Compound Balanced Weave Conveyor Belts

What is a Compound Balanced Weave Conveyor Belt?

Compound Balanced Weave Conveyor Belts, often referred to in the industry as Cordweave or CB series belts, represent the pinnacle of high-density metal mesh engineering. Unlike standard weave patterns, the compound design utilizes a nested structure where multiple spirals and cross-rods are interconnected to create a smooth, dense, and remarkably flat carrying surface.

This intricate architecture is specifically designed for industries where product stability is non-negotiable. Because the “apertures” or holes in the mesh are virtually non-existent, these belts act more like a continuous solid sheet of metal while maintaining the flexibility and tracking benefits of a woven belt.

Core Engineering: Anatomy of the Compound Mesh

Technical Specifications and Material Composition

To ensure longevity in harsh environments, these belts are manufactured from various high-grade alloys. Selecting the right material is critical for balancing tensile strength and thermal expansion.

• T-304 Stainless Steel: The standard for food-grade applications and general corrosion resistance.
• T-316 Stainless Steel: Enhanced resistance to acids and chlorides.
• High-Carbon Steel: Ideal for high-friction industrial environments without corrosive exposure.
• Specialty Alloys: Chrome-moly and nickel-chrome steels for temperatures exceeding 1000°C.

The Nested Spiral Geometry

The “Compound” in the name refers to the multiple spirals per cross-rod (often designated as CB3, CB4, or CB5). By nesting these spirals closely together, the belt achieves:

1. Superior Flatness: Minimizing product tipping or vibration.
2. High Tensile Strength: Distributing the load across more points of contact.
3. Low Stretch: Reducing the need for frequent tension adjustments.

Why Choose Compound Balanced Weaves?

1. Small Part Retention

If you are conveying tiny components—such as needle bearings, bolts, or delicate snack foods—standard weaves allow for “fall-through.” The closed-mesh structure of the compound weave ensures 100% product retention.

2. Uniform Heat Distribution

In baking or heat-treating kilns, consistent airflow is vital. While the mesh is dense, the micro-porosity of the compound weave allows for uniform thermal transfer across the entire width of the belt, preventing “cold spots” in your production line.

3. Stability Under Heavy Loads

The dense interconnection of wires provides a high strength-to-weight ratio.
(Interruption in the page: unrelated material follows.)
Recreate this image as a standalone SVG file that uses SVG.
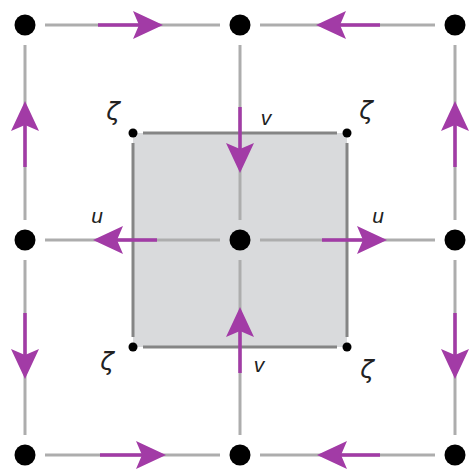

This makes it the preferred choice for heavy-duty industrial furnaces where heavy metal parts must be moved through high-temperature zones without the belt sagging or deforming.

Primary Industrial Applications

Food Processing and Industrial Baking

From crackers and biscuits to granola and small snack pellets, the compound balanced weave provides the smooth surface required to prevent dough indentation while ensuring the product releases cleanly after baking.

Heat Treating and Sintering

In metallurgy, parts must often be subjected to extreme heat. The CB5 weave is frequently used in brazing furnaces and sintering lines because it can withstand the thermal cycling without losing its tracking integrity.

Electronics and Small Parts Manufacturing

The flat surface is ideal for conveying electronic components through curing ovens or wash cycles where stability is paramount to prevent damage to sensitive pins or casings.

Installation and Maintenance Optimization

Drive Systems: Friction vs. Sprocket

Most compound balanced belts are friction-driven, relying on large diameter rollers to maintain traction. However, for precise timing, side chains can be integrated to ensure synchronous movement.

Cleaning Protocols

Due to the density of the mesh, cleaning requires high-pressure air or steam systems. In food applications, ultrasonic cleaning baths are often utilized to ensure no organic material remains trapped within the nested spirals.